L’ha canticchiata chiunque, in questi ultimi vent’anni, arrivasse nella dolcissima e elegante capitale della riviera del corallo: «Voglio andare ad Alghero/in compagnia di uno straniero. /Ma mia madre non lo deve sapere, non lo deve sapere, non lo deve sapere». Epperò, in contraddizione al celebre adagio di Giuni Russo, ad Alghero bisogna venirci da soli, o, se si è veramente innamorati, in compagnia di chi si ama: per brindare sui bastioni al sole che tramonta memorabile su Capo Caccia, magari accarezzati da un maestrale aperto e franco, con tutta l’enfasi sentimentale di chi sa accogliere in sé, almeno una volta da giovane, tutta la pienezza della vita. E farlo, quel brindisi, con la stessa disposizione d’animo con cui il ventiquattrenne Elio Vittorini si preparava al viaggio che avrebbe poi pubblicato per l’editore Parenti nel 1936, ma che solo nel 1952 sarà intitolato “Sardegna come un’infanzia”, ora appena ristampato nei Tascabili Bompiani. Un taccuino di viaggio che gli era valso il premio promosso da “L’Italia letteraria”, ma a pari merito con Virginio Lilli, assegnatogli da una giuria che contava tra i suoi membri una Grazia Deledda per niente entusiasta delle pagine del fervoroso e bellissimo siciliano, così pieno di baldanza, così lirico e illusivo, così agitato da astratti furori.

Dicevo della disposizione d’animo del Vittorini che arrivava in Sardegna: «Io so cosa vuol dire essere felice nella vita». Che poi voleva dire un atto di fede nella «bontà dell’esistenza»: e cioè «il gusto dell’ora che passa e delle cose che si hanno intorno, pur senza muoversi, la bontà di amarle, le cose, fumando, e una donna in esse». Già, una donna in esse: «E il cuore di lei sotto le labbra». Quando gli appare dal piroscafo, Alghero sembra «chiusa in una piega della costa oscura coi suoi campanili dentati», tutta accesa «di lumi azzurrognoli», che il vento, o una sua impressione, fa quasi palpitare.
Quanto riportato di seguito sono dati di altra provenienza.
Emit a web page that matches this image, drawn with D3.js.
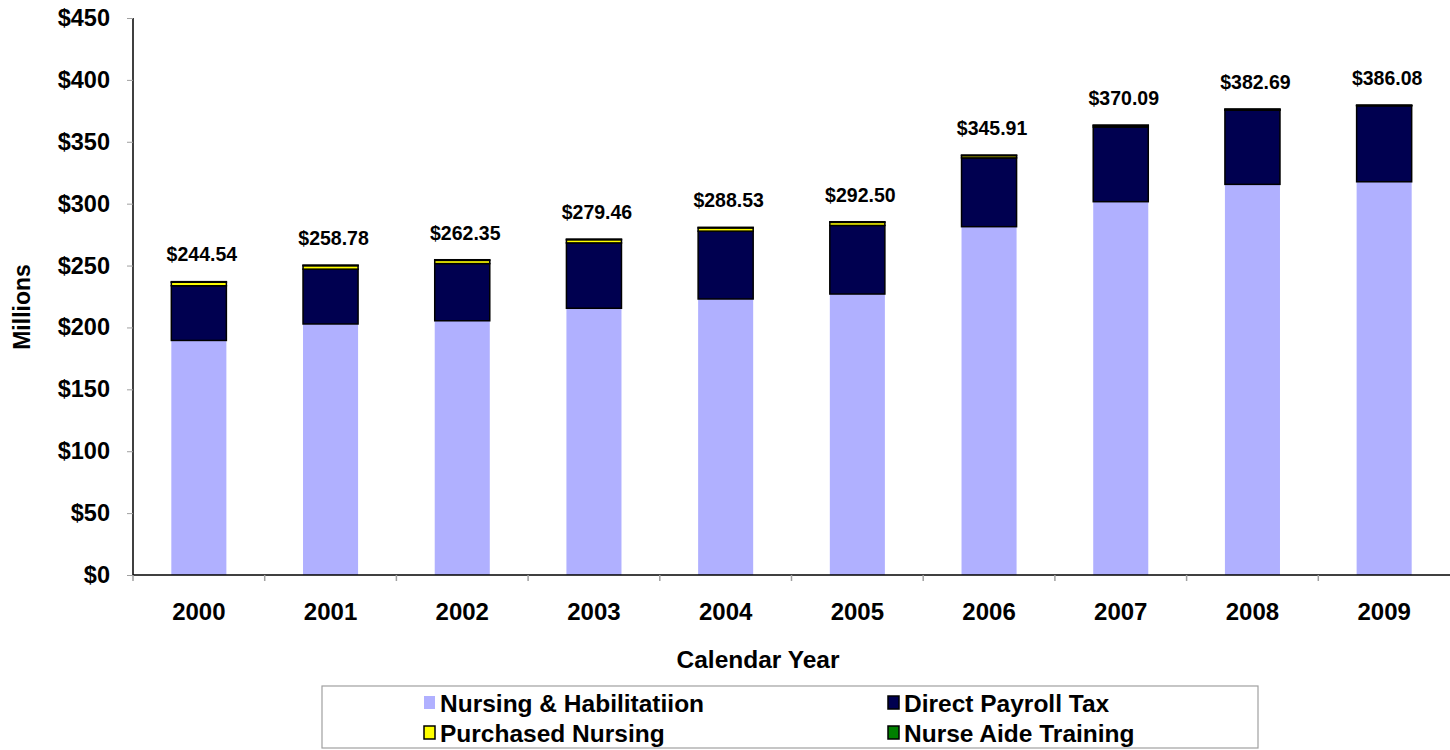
<!DOCTYPE html>
<html><head><meta charset="utf-8">
<script src="https://cdn.jsdelivr.net/npm/d3@7"></script>
<style>html,body{margin:0;padding:0;background:#fff;}svg{display:block;font-family:"Liberation Sans",Arial,sans-serif;font-weight:bold;}</style>
</head><body>
<svg id="c" width="1450" height="750"></svg>
<script>
const years = ["2000","2001","2002","2003","2004","2005","2006","2007","2008","2009"];
const nursing = [189.5, 202.8, 205.4, 215.5, 223.0, 227.0, 281.4, 301.6, 315.6, 317.7];
const payroll = [44.2, 44.3, 46.2, 52.8, 54.8, 55.4, 55.6, 60.3, 59.9, 61.4];
const purchased = [2.8, 2.8, 2.6, 2.6, 2.6, 2.5, 1.8, 1.2, 0.6, 0.2];
const aide = [0.5, 0.5, 0.5, 0.5, 0.5, 0.5, 0.5, 0.4, 0.4, 0.4];
const totalLabels = ["$244.54","$258.78","$262.35","$279.46","$288.53","$292.50","$345.91","$370.09","$382.69","$386.08"];
const yTicks = [0,50,100,150,200,250,300,350,400,450];
const seriesNames = ["Nursing & Habilitatiion","Direct Payroll Tax","Purchased Nursing","Nurse Aide Training"];
const seriesColors = ["#b0b0ff","#000050","#ffff00","#008000"];

const svg = d3.select("#c");
const x = d3.scaleBand().domain(years).range([133,1450]);
const y = d3.scaleLinear().domain([0,450]).range([575,18]);
const barW = x.bandwidth()*0.418;

const rows = years.map((yr,i)=>({year:yr, s0:nursing[i], s1:payroll[i], s2:purchased[i], s3:aide[i]}));
const stack = d3.stack().keys(["s0","s1","s2","s3"])(rows);

// y axis
const yAxis = d3.axisLeft(y).tickValues(yTicks).tickFormat(d=>"$"+d).tickSize(6).tickPadding(17);
const gy = svg.append("g").attr("transform","translate(133,0)").call(yAxis);
gy.select(".domain").attr("stroke","#000").attr("stroke-width",1.5).attr("d","M0,18V575");
gy.selectAll(".tick line").attr("stroke","#a0a0a0");
gy.selectAll(".tick text").attr("fill","#000").style("font-size","23.5px").style("font-weight","bold").style("font-family","'Liberation Sans',Arial,sans-serif");

// bars
stack.forEach((layer,k)=>{
  svg.append("g").selectAll("rect").data(layer).join("rect")
    .attr("x",d=>x(d.data.year)+(x.bandwidth()-barW)/2)
    .attr("width",barW)
    .attr("y",d=>y(d[1]))
    .attr("height",d=>y(d[0])-y(d[1]))
    .attr("fill",seriesColors[k])
    .attr("stroke",k===0?"none":"#000")
    .attr("stroke-width",1.5);
});

// x axis
const xAxis = d3.axisBottom(x).tickSize(0).tickPadding(28);
const gx = svg.append("g").attr("transform","translate(0,575)").call(xAxis);
gx.select(".domain").attr("stroke","#000").attr("stroke-width",1.5).attr("d","M133,0H1450");
gx.selectAll(".tick text").attr("fill","#000").style("font-size","24px").style("font-weight","bold").style("font-family","'Liberation Sans',Arial,sans-serif");
// category boundary ticks
svg.append("g").selectAll("line").data(years).join("line")
  .attr("x1",d=>x(d)).attr("x2",d=>x(d)).attr("y1",575).attr("y2",581)
  .attr("stroke","#a0a0a0").attr("stroke-width",1.5);

// total labels
const totals = rows.map(r=>r.s0+r.s1+r.s2+r.s3);
svg.append("g").selectAll("text").data(years).join("text")
  .attr("x",d=>x(d)+x.bandwidth()/2+3)
  .attr("y",(d,i)=>y(totals[i])-27)
  .attr("dy","0.35em")
  .attr("text-anchor","middle")
  .style("font-size","19.5px")
  .text((d,i)=>totalLabels[i]);

// axis titles
svg.append("text").attr("transform","translate(30,307) rotate(-90)")
  .attr("text-anchor","middle").style("font-size","23px").text("Millions");
svg.append("text").attr("x",758).attr("y",668)
  .attr("text-anchor","middle").style("font-size","24.5px").text("Calendar Year");

// legend
svg.append("rect").attr("x",322).attr("y",686).attr("width",936).attr("height",62)
  .attr("fill","#fff").attr("stroke","#a0a0a0").attr("stroke-width",1.2);
const legPos = [[424,703],[888,703],[424,733],[888,733]];
seriesNames.forEach((n,i)=>{
  const [lx,ly] = legPos[i];
  svg.append("rect").attr("x",lx).attr("y",ly-7).attr("width",11).attr("height",13)
    .attr("fill",seriesColors[i]).attr("stroke",i===0?"none":"#000").attr("stroke-width",1.5);
  svg.append("text").attr("x",lx+16).attr("y",ly).attr("dy","0.36em")
    .style("font-size","24.5px").text(n);
});
</script>
</body></html>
Ma a colpire Vittorini è il sapere che vi si parla catalano, un catalano –mi piacerebbe dire – del tutto immaginario, utopico, ancora oggi cantilenato da qualche anziano pescatore mite e malinconico e che ho ritrovato nelle cadenze struggenti e d’oro d’una poetessa scomparsa poco più di due anni fa: «Los fills/que neixen/quan venen al món/la mare los fa,/mes són altra gent». Tradotto in italiano: «I figli che nascono/e vengono al mondo/la madre li fa,/ma sono altra gente». Grande verità, questa: i figli nati dalla nostra carne seguono il caso della carne ma – scriveva Alberto Savinio – «il caso non a caso fa diversi i figli da come i genitori li avevano sognati». La poetessa qui citata è Maria Chessa Lai, una madre che di figli ne ha avuti cinque, tutti amatissimi: Pasquale, Antonio, Franca, Enza e Maria Vittoria. Ma che ha saputo implicare nella sua maternità un senso della libertà e della solitudine che è di pochi privilegiati.
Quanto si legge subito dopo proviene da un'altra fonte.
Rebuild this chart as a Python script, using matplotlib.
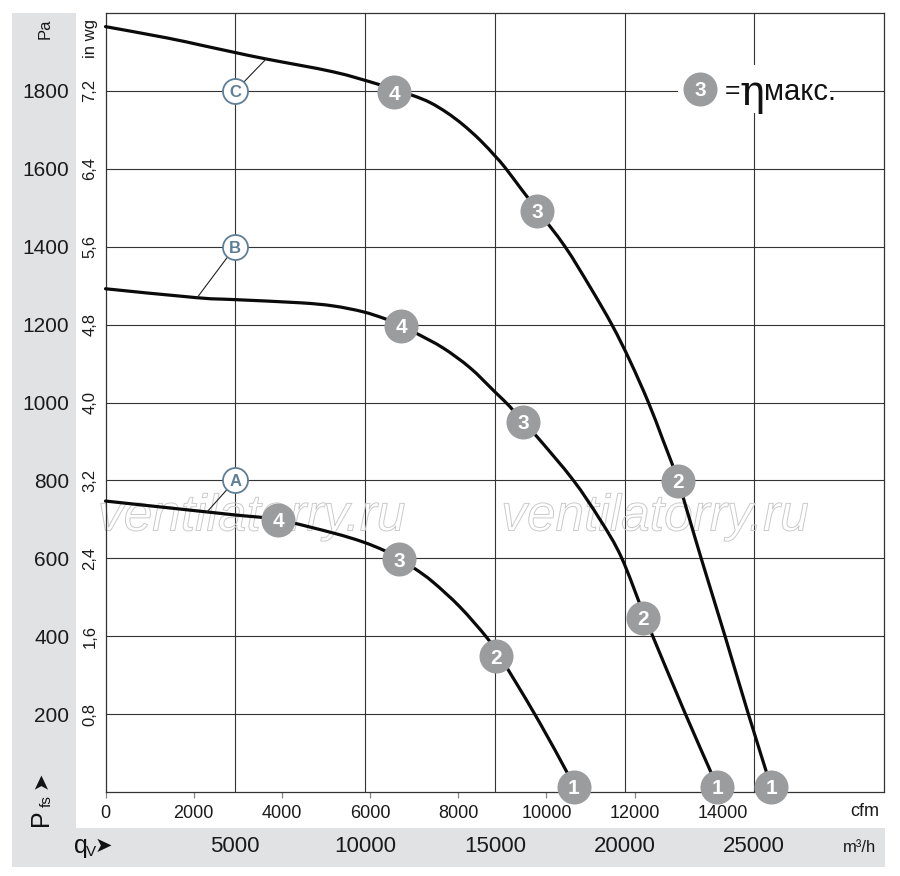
import matplotlib
matplotlib.use("Agg")
import matplotlib.pyplot as plt
from matplotlib.patches import Rectangle, PathPatch
from matplotlib.path import Path
from matplotlib.transforms import blended_transform_factory
import matplotlib.patheffects as pe

plt.rcParams['font.family'] = ['Liberation Sans Narrow', 'Liberation Sans', 'DejaVu Sans']

# ---------------- data (x in m3/h, y in Pa) ----------------
C_q = [0, 2370, 3640, 5030, 6190, 8770, 10460, 11810, 12510, 13160, 13780, 14430,
       15010, 15400, 16010, 16630, 17710, 18670, 19520, 20210, 20910, 21480, 22060,
       22950, 23870, 24760, 25650]
C_p = [1965, 1936, 1918, 1898, 1882, 1849, 1818, 1789, 1770, 1744, 1713, 1674,
       1633, 1603, 1549, 1495, 1400, 1297, 1199, 1107, 1002, 904, 799,
       601, 401, 203, 13]

B_q = [0, 3530, 5030, 7500, 8770, 9920, 10770, 11470, 12000, 13010, 14050, 15010,
       15590, 16090, 16630, 18020, 19060, 19870, 20710, 21020, 22330, 23330, 23570]
B_p = [1292, 1269, 1264, 1256, 1248, 1233, 1215, 1196, 1177, 1140, 1089, 1027,
       989, 950, 912, 801, 699, 604, 462, 411, 203, 51, 13]

A_q = [0, 3910, 5030, 6650, 8770, 9920, 10770, 11310, 11930, 12620, 13660, 14700,
       15200, 15780, 16740, 17780, 18050]
A_p = [747, 719, 711, 699, 665, 642, 619, 598, 573, 539, 475, 396,
       347, 285, 177, 51, 13]

# operating points 4,3,2,1 on each curve
op_labels = ['4', '3', '2', '1']
C_op_q = [11120, 16630, 22060, 25650]
C_op_p = [1797, 1492, 799, 13]
B_op_q = [11400, 16090, 20710, 23570]
B_op_p = [1197, 950, 447, 13]
A_op_q = [6650, 11310, 15050, 18050]
A_op_p = [699, 598, 349, 13]

# curve letter markers and leader-line targets
curve_names = ['A', 'B', 'C']
letter_q = [5000, 5000, 5000]
letter_p = [800, 1400, 1800]
leader_q = [3910, 3530, 6190]
leader_p = [719, 1269, 1882]

pa_ticks = [200, 400, 600, 800, 1000, 1200, 1400, 1600, 1800]
inwg_labels = ['0,8', '1,6', '2,4', '3,2', '4,0', '4,8', '5,6', '6,4', '7,2']
cfm_ticks = [0, 2000, 4000, 6000, 8000, 10000, 12000, 14000]
m3h_ticks = [5000, 10000, 15000, 20000, 25000]
CFM_TO_M3H = 1.69901

legend_q, legend_p = 22910, 1805

# ---------------- figure ----------------
W, H = 900, 876
fig = plt.figure(figsize=(W / 100, H / 100), dpi=100)


def fx(px):
    return px / W


def fy(py):
    return 1 - py / H


gray = '#e1e2e4'
fig.patches.append(Rectangle((fx(12), fy(867)), fx(76) - fx(12), (867 - 13) / H,
                             transform=fig.transFigure, facecolor=gray, edgecolor='none', zorder=-5))
fig.patches.append(Rectangle((fx(12), fy(867)), fx(885) - fx(12), (867 - 828) / H,
                             transform=fig.transFigure, facecolor=gray, edgecolor='none', zorder=-5))

ax_l, ax_r, ax_t, ax_b = 105.5, 884, 13, 792
ax = fig.add_axes([fx(ax_l), fy(ax_b), (ax_r - ax_l) / W, (ax_b - ax_t) / H])
ax.set_xlim(0, 30000)
ax.set_ylim(0, 2000)
for s in ax.spines.values():
    s.set_color('#333333')
    s.set_linewidth(0.9)

ax.set_yticks(pa_ticks)
ax.set_yticklabels([str(v) for v in pa_ticks], fontsize=15, color='#1a1a1a')
ax.tick_params(axis='y', length=0, pad=26)

ax.set_xticks([c * CFM_TO_M3H for c in cfm_ticks])
ax.set_xticklabels([str(c) for c in cfm_ticks], fontsize=13, color='#1a1a1a')
ax.tick_params(axis='x', which='major', length=4.5, width=0.9, color='#888888', pad=5)
ax.set_xticks(m3h_ticks, minor=True)
ax.tick_params(axis='x', which='minor', length=0)

ax.set_axisbelow(True)
ax.grid(axis='y', which='major', color='#333333', linewidth=0.8)
ax.grid(axis='x', which='minor', color='#333333', linewidth=0.8)

# in wg labels
tr_ay = blended_transform_factory(ax.transAxes, ax.transData)
x_inwg = (90 - ax_l) / (ax_r - ax_l)
for v, lab in zip(pa_ticks, inwg_labels):
    ax.text(x_inwg, v, lab, rotation=90, ha='center', va='center', fontsize=12,
            color='#1a1a1a', transform=tr_ay, clip_on=False)

fig.text(fx(45), fy(29), 'Pa', rotation=90, ha='center', va='center', fontsize=12, color='#1a1a1a')
fig.text(fx(90), fy(39), 'in wg', rotation=90, ha='center', va='center', fontsize=12, color='#1a1a1a')

# m3/h labels in bottom band
tr_xf = blended_transform_factory(ax.transData, fig.transFigure)
for v in m3h_ticks:
    ax.text(v, fy(847), str(v), ha='center', va='center', fontsize=16, color='#1a1a1a',
            transform=tr_xf, clip_on=False)
fig.text(fx(865), fy(812), 'cfm', ha='center', va='center', fontsize=13, color='#1a1a1a')
fig.text(fx(860), fy(847), 'm³/h', ha='center', va='center', fontsize=12, color='#1a1a1a')

# q_V arrow label
fig.text(fx(74), fy(846), 'q', ha='left', va='center', fontsize=18, color='#111111')
fig.text(fx(86), fy(852), 'V', ha='left', va='center', fontsize=11, color='#111111')
fig.text(fx(95), fy(846), '➤', ha='left', va='center', fontsize=15, color='#111111',
         family='DejaVu Sans')
# P_fs arrow label
fig.text(fx(41), fy(818), 'P', rotation=90, ha='center', va='center', fontsize=18, color='#111111')
fig.text(fx(47), fy(801), 'fs', rotation=90, ha='center', va='center', fontsize=11, color='#111111')
fig.text(fx(41), fy(780), '➤', rotation=90, ha='center', va='center', fontsize=15, color='#111111',
         family='DejaVu Sans')

# watermark (outlined)
for xf in [0.188, 0.706]:
    ax.text(xf, 0.353, 'ventilatorry.ru', transform=ax.transAxes, ha='center', va='center',
            fontsize=37, style='italic', family=['Liberation Sans', 'DejaVu Sans'],
            color=(1, 1, 1, 0), zorder=1.2,
            path_effects=[pe.Stroke(linewidth=0.7, foreground='#cacaca')])


def smooth_path(xs, ys):
    """Catmull-Rom curve through the given points, as cubic Bezier segments."""
    pts = list(zip(xs, ys))
    n = len(pts)
    verts = [pts[0]]
    codes = [Path.MOVETO]
    for i in range(n - 1):
        p0 = pts[i - 1] if i > 0 else pts[i]
        p1 = pts[i]
        p2 = pts[i + 1]
        p3 = pts[i + 2] if i + 2 < n else pts[i + 1]
        c1 = (p1[0] + (p2[0] - p0[0]) / 6.0, p1[1] + (p2[1] - p0[1]) / 6.0)
        c2 = (p2[0] - (p3[0] - p1[0]) / 6.0, p2[1] - (p3[1] - p1[1]) / 6.0)
        verts += [c1, c2, p2]
        codes += [Path.CURVE4, Path.CURVE4, Path.CURVE4]
    return Path(verts, codes)


# curves
for q, p in [(A_q, A_p), (B_q, B_p), (C_q, C_p)]:
    patch = PathPatch(smooth_path(q, p), facecolor='none', edgecolor='#0a0a0a',
                      linewidth=2.3, capstyle='round', joinstyle='round', zorder=3,
                      transform=ax.transData)
    patch.set_clip_on(False)
    ax.add_patch(patch)

# leader lines + letter circles
for name, lq, lp, tq, tp in zip(curve_names, letter_q, letter_p, leader_q, leader_p):
    ax.plot([lq, tq], [lp, tp], color='#222222', linewidth=0.8, zorder=3)
    ax.plot([lq], [lp], marker='o', markersize=18, markerfacecolor='white',
            markeredgecolor='#5e7f98', markeredgewidth=1.3, zorder=4, linestyle='none')
    ax.text(lq, lp, name, ha='center', va='center_baseline', fontsize=12, fontweight='bold',
            color='#5e7f98', zorder=5)

# operating point bubbles
bubble_col = '#9b9c9e'
for oq, op in [(A_op_q, A_op_p), (B_op_q, B_op_p), (C_op_q, C_op_p)]:
    ax.plot(oq, op, marker='o', markersize=24.5, markerfacecolor=bubble_col,
            markeredgecolor='none', linestyle='none', zorder=6, clip_on=False)
    for lab, q, p in zip(op_labels, oq, op):
        ax.text(q, p, lab, ha='center', va='center_baseline', fontsize=15, fontweight='bold',
                color='white', zorder=7, clip_on=False)

# legend "3 = eta max"
ax.add_patch(Rectangle((22060, 1744), 27920 - 22060, 1867 - 1744, facecolor='white',
                       edgecolor='none', zorder=1.5))
ax.plot([legend_q], [legend_p], marker='o', markersize=24.5, markerfacecolor=bubble_col,
        markeredgecolor='none', linestyle='none', zorder=6)
ax.text(legend_q, legend_p, '3', ha='center', va='center_baseline', fontsize=15,
        fontweight='bold', color='white', zorder=7)
tr_pix = blended_transform_factory(fig.transFigure, ax.transData)
ax.text(fx(725), legend_p, '=', transform=tr_pix, ha='left', va='center_baseline',
        fontsize=19, color='#111111', zorder=7)
ax.text(fx(739), legend_p, 'η', transform=tr_pix, ha='left', va='center_baseline',
        fontsize=30, color='#111111', zorder=7, family=['DejaVu Serif'])
ax.text(fx(764), legend_p, 'макс.', transform=tr_pix, ha='left', va='center_baseline',
        fontsize=21, color='#111111', zorder=7)

fig.savefig('out.png', dpi=100)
Ho avuto l’onore, la fortuna e il grande piacere di conoscerla di persona. La sua grande bellezza spirituale, il suo sentimento del mondo, il naturale farne quotidiana poesia – dico la poesia del vivere, dei gesti e delle parole, degli affetti, della civile conversazione –, ancora adesso, nel ricordo, mi commuove. Dal promontorio dei suoi novant’anni s’affacciava fino al presente di mia figlia undicenne. E ci arrivava così: con un paio di scandalosi pantaloni e una lambretta per correre a scuola come supplente, nella Sardegna degli anni ’40. Da lì, minutissima ma di tenace concetto, Maria ci si rivolgeva soave: curiosa di sé, di noi, di tutto. La soavità lieta d’una vita che coincideva felicemente, e serenamente, con se stessa.